We continued on a track that wound through moonscape-like features. Crossing over a ridge, we dropped down the other side on a dugway that was cut out of the side of that ridge.

We came out into the valley on a sandy track that took us close to the San Rafael River near a point called Tidwell Draw. We continued north on this sandy trail for about 5 miles to a junction where we met Cottonwood Wash Road and Smith Camp Road. The place is called Lost Creek and we stopped for lunch.

The homestead of the Smith family is located here. My first thought was how far away they were from anywhere.

The Smiths eked out a living in this small house in the 1920s for several years. Just inside the door on the concrete floor is the handprint of little 8-year-old Ana Smith. Ana was the oldest resident of Green River until she died nine years ago at the age of 98.

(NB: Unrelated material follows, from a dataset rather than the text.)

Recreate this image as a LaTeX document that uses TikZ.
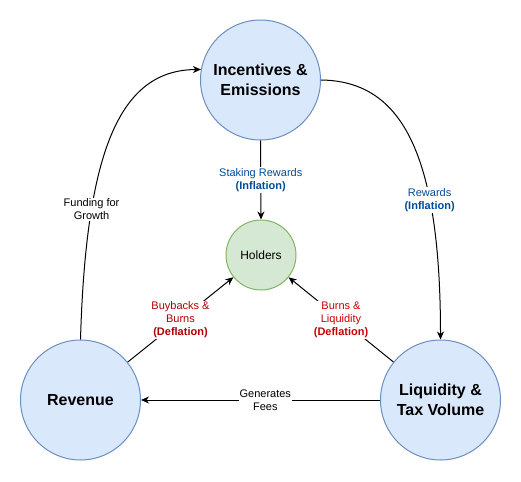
\documentclass[tikz,border=0pt]{standalone}
\usepackage{fontspec}
\setmainfont{Liberation Sans}
\usetikzlibrary{arrows.meta}
\definecolor{bluefill}{HTML}{DAE8FC}
\definecolor{bluedraw}{HTML}{6C8EBF}
\definecolor{greenfill}{HTML}{D5E8D4}
\definecolor{greendraw}{HTML}{82B366}
\definecolor{bluetext}{HTML}{004C99}
\definecolor{redtext}{HTML}{B00000}
\definecolor{brighttext}{HTML}{CC0000}
\tikzset{
  bigcircle/.style={circle, draw=bluedraw, fill=bluefill, line width=1pt, minimum size=120pt, inner sep=0pt, align=center, font=\fontsize{16}{20}\selectfont\bfseries},
  smallcircle/.style={circle, draw=greendraw, fill=greenfill, line width=1pt, minimum size=70pt, inner sep=0pt, align=center, font=\fontsize{12}{14}\selectfont},
  arr/.style={line width=1pt, -{Stealth[length=8pt,width=7pt,inset=2.5pt]}},
  lbl/.style={fill=white, inner sep=1pt, align=center, font=\fontsize{11}{13}\selectfont}
}
\begin{document}
\begin{tikzpicture}[x=1pt,y=-1pt]
\useasboundingbox (0,0) rectangle (521,481);
\node[bigcircle] (inc) at (260.5,80) {Incentives \&\\Emissions};
\node[smallcircle] (hold) at (261,255) {Holders};
\node[bigcircle] (rev) at (80.5,400) {Revenue};
\node[bigcircle] (liq) at (440.5,400) {Liquidity \&\\Tax Volume};

\draw[arr] (rev.north) .. controls (86,150) and (120,70) .. node[lbl, pos=0.27] {Funding for\\Growth} (inc.170);
\draw[arr] (inc.east) .. controls (400,81) and (440.5,150) .. node[lbl, pos=0.7, text=bluetext] {Rewards\\\textbf{(Inflation)}} (liq.north);
\draw[arr] (inc.south) -- node[lbl, pos=0.5, text=bluetext] {Staking Rewards\\\textbf{(Inflation)}} (hold.north);
\draw[arr] (rev) -- node[lbl, pos=0.5, text=redtext] {Buybacks \&\\Burns\\\textbf{(Deflation)}} (hold);
\draw[arr] (liq) -- node[lbl, pos=0.5, text=brighttext] {Burns \&\\Liquidity\\\textbf{(Deflation)}} (hold);
\draw[arr] (liq.west) -- node[lbl, pos=0.48] {Generates\\Fees} (rev.east);
\end{tikzpicture}
\end{document}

To further appreciate their circumstances, their only source of potable water was a well topped by an old-fashioned pump handle 3.5 miles away. I can’t imagine what it would be like living so far away from any neighbors.

Finished with lunch, we packed up and headed southeast on Smith Camp Road until we finally connected with Buckmaster Road. We came down by the unremarkable Camp Vinero Peak and further south to Buckmaster Reservoir.

We passed through two concrete culverts that took us under Interstate 70. Reverting to my childhood, I honked my horn in both tunnels. I was riding in my single-seat Polaris Ace alone, so I didn’t have to explain myself to anyone.

We turned east on Old Highway 24 for 1.5 miles. It was a challenge to dodge the potholes on the unmaintained asphalt highway. Turning onto a county road, we rode under I-70 and onto the back streets of Green River.

We finished a ride of about 50 miles through some interesting country. I always like to ride in the area of the San Rafael Swell. When you go, take plenty of water, keep the rubber side down and consider the trails of Green River when you plan your ride calendar for 2024.